Tim Mallon | A taste of how life used to be

And the way we encounter things dear reader: people, places, ideas.

And how sometimes, when we least expect it, into our orbits they come, into their spheres we stumble …

And the chance meetings of our days arrive in many ways; be them by providence or splendid serendipity; or with the blank pitiless stare of misfortune and woe.

The way we meet things for the first time, for the tenth time, for the last time. And all this started when I was swaying in my Sunday swing chair …

Barefoot and autumn-sun warm. Below a strong growing Maitland tree. Unanchored from the obligations of the working week, a cup of tea and biscuit at my knee. Thus it was that I encountered once more, the lessons of economist John Kenneth Galbraith.

And a happy reunion it was. And it’s a grand thing to meet anew the voice of the good teacher.

Galbraith’s treatise reacquainted me with the notion that you and I should be sovereign when it comes to choosing what we need and want from the big market. He points to the idea that the market is not satisfied with responding to us, rather, the market shapes our desires.

Beneath the tree he nudged me to consider how the mass persuasion of television in particular, reaches into our lounge-rooms, massages our wayworn evening minds, and tells us gently, beautifully, that we need purer skin, better faster cars, more luxuriant hair, snazzier appliances, sweeter views …

And the euphonic jingles and pretty, funny actors manipulate us to do more and more gambling, more and more drinking, more and more junk-food-munching while we watch the cricket. The same machine desensitises us to the reality of the world, the reality of what we really need.

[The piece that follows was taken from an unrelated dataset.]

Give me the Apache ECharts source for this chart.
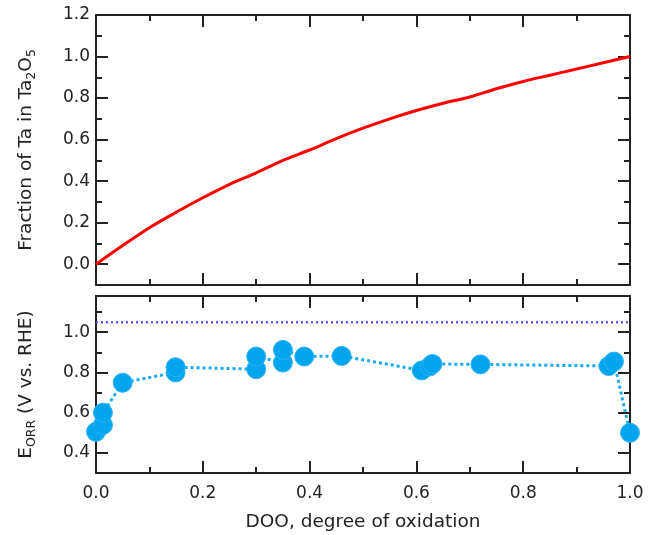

And I’m glad I met old John Kenneth again dear reader. Glad he smacked me around the head with the gentle good sense of his well considered arguments.

And thus, I was able to go walking more freely, with a less tampered mind.

Went walking in the old river town, beside the stream, down the street of all streets. Saw good commerce down at the festival of tasting, met the organic growers, the little operators, met the ones who don’t own a monopoly, the ones who just do their bit - and glad was I to have intersected with them again.

Down there I fell into the orbit of friends, talked and listened and discovered new things. Saw them truly for the first time, met their good hearts on the High Street.

Down there I fell into the orbit of friends, talked and listened and discovered new things. Saw them truly for the first time.

And so it goes. Goodnight.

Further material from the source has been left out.